Mortgage Pain Hits Prudent Borrowers . . . Fannie Adds More Fees on Loans — Even for Home Buyers With Good Credit; ‘Jumbo’ Rates Resume Upward Trend

Some of the costs of cleaning up the nation’s mortgage crisis are beginning to hit innocent bystanders: people who pay their bills on time and avoid excessive debt.

Fannie Mae, the giant government-sponsored mortgage investor, last week raised costs for many borrowers by quietly adding a 0.25% up-front charge on all new mortgages that it buys or guarantees. On a $400,000 mortgage, that would mean an extra $1,000 in fees, almost certain to be passed on to the consumer. Freddie Mac, the other big government-sponsored mortgage investor, is expected to impose a similar fee soon, according to a person familiar with the situation.

The new charge from Fannie Mae adds to the general gloom over the housing market. It comes as mortgage interest rates are heading up again after a recent dip — as well as increases in mortgage-insurance costs, tougher requirements on down payments and other moves by lenders to ration credit. And last month, Fannie and Freddie imposed surcharges for mortgage borrowers with lower credit scores.

Loan applications have been so slow lately, says Lou Barnes, a mortgage banker in Boulder, Colo., that it feels like “our client base today is limited to people who don’t read the newspaper or watch television.”

Still, mortgage loans remain available for many people at rates that are attractive by historical standards. People with good credit scores and enough savings to pay a substantial down payment can still get 30-year fixed-rate mortgages of as much as $417,000 for 6.14% on average, according to HSH Associates, a financial-publishing firm in Pompton Plains, N.J.

But so-called jumbo loans — those above $417,000, the ceiling on mortgages that can be bought or guaranteed by Fannie and Freddie — have become much more expensive in relation to smaller mortgages.

The average rate for a fixed-rate jumbo loan is 7.13%, according to HSH. That is down from a recent high of 7.46% but remains lofty in comparison with “conforming” loans, those that can be sold to Fannie or Freddie. The premium paid for jumbo loans ballooned in August, when many loan investors began shunning mortgages lacking a guarantee from Fannie or Freddie.

Fannie said its new 0.25% fee will apply to loans sold by lenders to Fannie or placed into pools of guaranteed loans backing mortgage securities as of March 1, 2008. Lenders are likely to start adding that fee over the next few weeks because there is often a delay of several months between loan terms being offered to consumers and the sale of a completed loan to Fannie.

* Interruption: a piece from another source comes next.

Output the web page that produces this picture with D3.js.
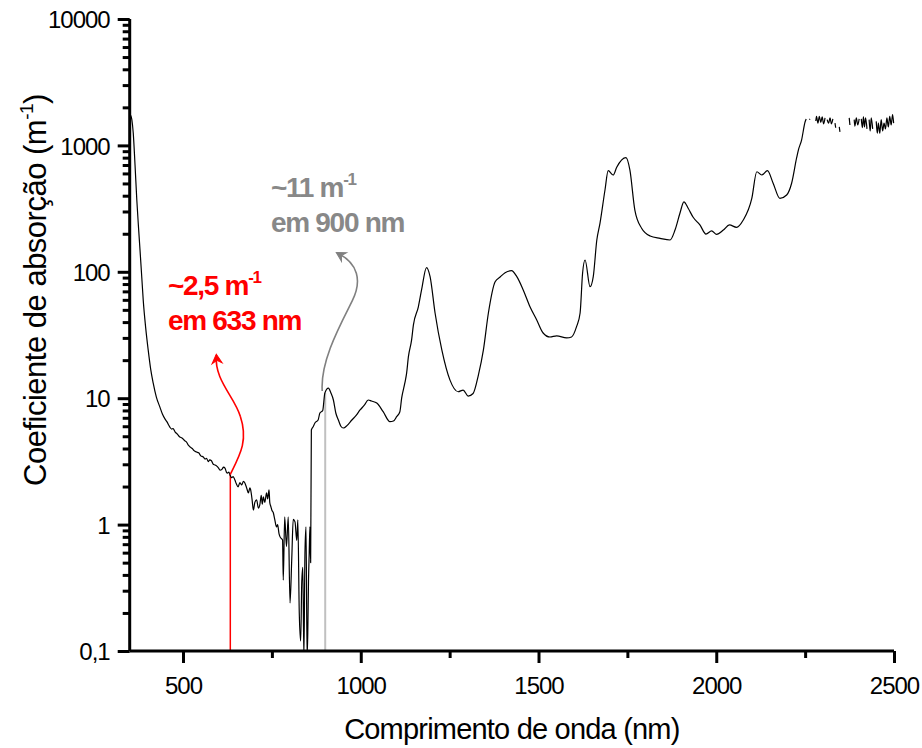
<!DOCTYPE html>
<html><head><meta charset="utf-8">
<script src="https://cdn.jsdelivr.net/npm/d3@7"></script>
<style>
html,body{margin:0;padding:0;background:#fff;}
text{font-family:"Liberation Sans",Arial,sans-serif;}
</style></head>
<body><svg id="c" width="922" height="748"></svg>
<script>
const wavelength = [352,356,360,365,370,375,379,384,388,395,402,409,416,425,435,442,450,455,460,463,468,472,478,484,491,497,505,510,515,520,526,531,538,544,550,557,562,566,571,575,580,585,590,595,600,604,610,614,618,622,625,629,632,637,641,646,650,655,660,665,670,674,679,684,688,690,694,698,702,707,712,716,720,723,726,730,735,738,742,744,747,750,754,758,763,766,770,773,780,782,786,791,796,801,806,810,815,820,823,827,831,834,837,840,843,846,849,851,853,855,857,859,861,866,871,880,885,893,899,909,916,923,930,937,944,951,962,975,987,998,1010,1021,1030,1045,1063,1082,1092,1101,1110,1115,1124,1129,1134,1143,1148,1162,1171,1185,1195,1209,1228,1251,1274,1288,1302,1316,1331,1345,1359,1378,1392,1406,1424,1439,1457,1476,1495,1513,1532,1551,1579,1593,1607,1617,1624,1631,1645,1654,1664,1673,1687,1696,1710,1720,1746,1757,1771,1790,1814,1842,1870,1884,1898,1909,1921,1935,1954,1971,1987,2001,2020,2037,2057,2076,2100,2114,2128,2144,2160,2179,2198,2212,2226,2231,2240,2250,2253,2258,2262,2264,2270,2280,2282,2286,2290,2294,2298,2302,2306,2309,2312,2316,2320,2324,2328,2331,2334,2336,2340,2346,2348,2360,2374,2376,2380,2388,2390,2394,2398,2402,2405,2408,2411,2414,2417,2420,2424,2427,2430,2433,2436,2440,2445,2450,2453,2456,2460,2464,2468,2472,2476,2480,2484,2488,2492,2496,2499];
const absorption = [1750,1600,1250,700,370,220,149,90,60,36,24.1,17,13.2,10.2,8.5,7.5,6.8,6.5,6.1,5.9,5.7,5.75,5.4,5.2,4.93,4.85,4.6,4.5,4.25,4.11,4.0,3.85,3.75,3.7,3.5,3.43,3.3,3.35,3.15,3.25,3.2,3.0,2.96,2.9,2.8,2.7,2.75,2.85,2.8,2.6,2.55,2.6,2.47,2.35,2.4,2.25,2.1,1.99,2.15,2.06,2.2,2.13,1.95,1.78,1.95,1.9,1.6,1.3,1.5,1.57,1.35,1.43,1.7,1.45,1.66,1.5,1.78,1.6,1.88,1.5,1.39,1.3,1.24,1.1,0.96,1.0,0.85,0.8,0.755,0.364,1.15,0.67,1.15,0.24,0.55,1.1,1.05,0.75,1.09,0.2,0.12,0.35,0.46,0.09,0.6,0.96,0.09,0.14,0.36,0.6,0.96,0.5,5.6,5.95,6.37,6.72,7.64,8.0,11.0,12.0,11.0,9.68,7.6,6.72,6.0,5.81,6.1,6.72,7.3,8.07,8.8,9.68,9.5,9.16,7.82,6.52,6.6,7.14,7.82,10.0,13.2,15.8,21.3,28.9,37.9,52.9,71.8,108,91.5,47.2,24.1,13.9,11.25,11.6,10.4,10.9,15.3,24.1,47.2,83.5,90.9,98.4,102,91.5,71.8,52.9,41.6,32.8,30.5,31.1,30.0,30.5,36.8,47.2,97.8,124,76.2,91.5,178.5,243,444,631,583,671,799,639,308,221,192,184,178.5,214,292,358,318,270,235,199,211,198,214,235,225,257,381,619,583,631,502,381,405,502,795,919,1103,1540,1620,null,1600,1620,null,1560,1700,1500,1700,1520,1680,1480,1650,null,1600,1500,1650,1480,1620,null,1500,1380,null,1400,1280,null,1650,1450,null,1600,1420,1650,1450,1620,null,1620,1380,1680,1400,1650,1350,null,1600,1300,1650,1350,null,1550,1250,1500,1250,1600,1300,1500,1350,1650,1400,1700,1450,1750,1500];
const xTicks = [500,1000,1500,2000,2500];
const xMinorTicks = [750,1250,1750,2250];
const yTicks = [0.1,1,10,100,1000,10000];
const yTickLabels = ["0,1","1","10","100","1000","10000"];
const marker633 = {nm:633, value:2.5};
const marker900 = {nm:900, value:11};

const svg = d3.select("#c");
const x = d3.scaleLinear().domain([350,2500]).range([129.7,894]);
const y = d3.scaleLog().domain([0.1,10000]).range([651,19]);

svg.append("defs").append("clipPath").attr("id","clip")
  .append("rect").attr("x",129.7).attr("y",10).attr("width",770).attr("height",641);

// markers (vertical lines)
svg.append("line").attr("x1",x(marker633.nm)).attr("x2",x(marker633.nm))
  .attr("y1",y(0.1)).attr("y2",y(marker633.value)).attr("stroke","#ff0000").attr("stroke-width",1.5);
svg.append("line").attr("x1",x(marker900.nm)).attr("x2",x(marker900.nm))
  .attr("y1",y(0.1)).attr("y2",y(marker900.value)).attr("stroke","#c0c0c0").attr("stroke-width",2);

// spectrum
const data = wavelength.map((w,i)=>({w, v:absorption[i]}));
svg.append("path").datum(data).attr("clip-path","url(#clip)")
  .attr("d", d3.line().defined(d=>d.v!=null).curve(d3.curveMonotoneX).x(d=>x(d.w)).y(d=>y(d.v)))
  .attr("fill","none").attr("stroke","#000").attr("stroke-width",1.2).attr("stroke-linejoin","round");

// annotation arrows
const rx = x(marker633.nm), ry = y(marker633.value);
svg.append("path").attr("d",`M${rx},${ry} C${rx+10},${ry-20} ${rx+18},${ry-34} ${rx+10},${ry-58} C${rx+4},${ry-78} ${rx-16},${ry-94} ${rx-14},${ry-119}`)
  .attr("fill","none").attr("stroke","#ff0000").attr("stroke-width",1.6);
function head(tx,ty,ang,col){
  const g = svg.append("g").attr("transform",`translate(${tx},${ty}) rotate(${ang})`);
  g.append("path").attr("d","M0,0 L-5,9 L0,6 L5,9 Z").attr("fill",col).attr("stroke",col).attr("stroke-width",1);
}
head(rx-14, ry-120, -5, "#ff0000");
const gx = x(marker900.nm), gy = y(marker900.value);
svg.append("path").attr("d",`M${gx-3},${gy-2} C${gx-5},${gy-32} ${gx+15},${gy-68} ${gx+27},${gy-92} C${gx+37},${gy-112} ${gx+33},${gy-130} ${gx+12},${gy-140}`)
  .attr("fill","none").attr("stroke","#808080").attr("stroke-width",1.6);
head(gx+11, gy-140.5, -60, "#808080");

// annotation texts
function ann(tx,ty,lines,col){
  lines.forEach((l,i)=>{
    const t = svg.append("text").attr("x",tx).attr("y",ty+i*35).attr("fill",col)
      .attr("font-size",28).attr("font-weight","bold").attr("letter-spacing",-1.3);
    t.append("tspan").text(l[0]);
    if(l[1]) t.append("tspan").attr("font-size",17).attr("dy",-12).text(l[1]);
  });
}
ann(168,295,[["~2,5 m","-1"],["em 633 nm"]],"#ff0000");
ann(271,197,[["~11 m","-1"],["em 900 nm"]],"#888888");

// axes
const ax = svg.append("g");
ax.append("line").attr("x1",x(350)).attr("x2",x(2500)).attr("y1",651).attr("y2",651).attr("stroke","#000").attr("stroke-width",3);
ax.append("line").attr("x1",x(350)).attr("x2",x(350)).attr("y1",651).attr("y2",19).attr("stroke","#000").attr("stroke-width",3);

const xa = svg.append("g").attr("transform","translate(0,651)")
  .call(d3.axisBottom(x).tickValues(xTicks).tickSize(12).tickPadding(14).tickFormat(d3.format("d")));
const xm = svg.append("g").attr("transform","translate(0,651)")
  .call(d3.axisBottom(x).tickValues(xMinorTicks).tickSize(7).tickFormat(""));
const yMinor = [];
for(let e=-1;e<4;e++) for(let k=2;k<10;k++) yMinor.push(k*Math.pow(10,e));
const ya = svg.append("g").attr("transform",`translate(${x(350)},0)`)
  .call(d3.axisLeft(y).tickValues(yTicks).tickSize(12).tickPadding(8).tickFormat((d,i)=>yTickLabels[i]));
const ym = svg.append("g").attr("transform",`translate(${x(350)},0)`)
  .call(d3.axisLeft(y).tickValues(yMinor).tickSize(7).tickFormat(""));
[xa,xm,ya,ym].forEach(g=>{
  g.select(".domain").remove();
  g.selectAll(".tick line").attr("stroke","#000").attr("stroke-width",3);
  g.selectAll("text").attr("font-size",24).attr("letter-spacing",-1).attr("fill","#000")
   .style("font-family","'Liberation Sans',Arial,sans-serif");
});
ya.selectAll("text").attr("dy","0.36em");

// axis titles
svg.append("text").attr("x",(x(350)+x(2500))/2).attr("y",739).attr("text-anchor","middle")
  .attr("font-size",29).attr("letter-spacing",-0.8).text("Comprimento de onda (nm)");
const yt = svg.append("text").attr("transform","translate(46,290) rotate(-90)").attr("text-anchor","middle")
  .attr("font-size",31).attr("letter-spacing",-0.5);
yt.append("tspan").text("Coeficiente de absorção (m");
yt.append("tspan").attr("font-size",19).attr("dy",-13).text("-1");
yt.append("tspan").attr("dy",13).text(")");
</script></body></html>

In a statement, Fannie said the new fee is needed “to ensure that what we charge aligns with the risk we bear.” The National Association of Home Builders labeled the fee “a broad tax on homeownership.” More than 40% of all mortgages outstanding are owned or guaranteed by Fannie or Freddie.

The fee is the latest in a series of moves by Fannie and Freddie that raise the cost of credit for some borrowers. Late last month, they imposed surcharges that affect mortgage borrowers who have credit scores below 680, on a standard scale of 300 to 850, and who are borrowing more than 70% of a property’s value. For example, someone with a credit score of 650 would pay a surcharge of 1.25% of the loan amount for a mortgage to be sold to Fannie. On a $300,000 loan, that would mean extra fees of $3,750. The fee could be paid in cash or in the form of a higher interest rate than would normally apply.

Fannie also is raising down-payment requirements for loans it purchases or guarantees in places where house prices are falling, which by some measures is most of the country. In these declining markets, lenders will need to cut by five percentage points the maximum percentage of the home’s estimated value that can be financed. For instance, for types of loans that Fannie normally would allow to cover up to 100% of the estimated value, the ceiling now is 95% in declining markets.

Standards continue to tighten in other areas. Lenders that make the largest loans and offer the best rates to borrowers seeking jumbo mortgages want borrowers to show not only a good credit score but also enough reserves to cover as much as three years of mortgage payments and carrying costs, says Melissa Cohn, a mortgage broker in New York. Borrowers taking out interest-only loans are being qualified based on their ability to make the full payment once the interest-only period ends and not just the lower initial payment, she says.

Lenders in recent months have sharply scaled back on loans that don’t require the borrower to make a down payment or provide proof of income and savings. The bar for credit scores is rising, too. “Historically, lenders would consider top-tier credit [a score of] 680,” says David Soleymani, a mortgage broker in Los Angeles. “Now, many of those lenders want to see a 720,” but are rewarding such borrowers with better rates, he says.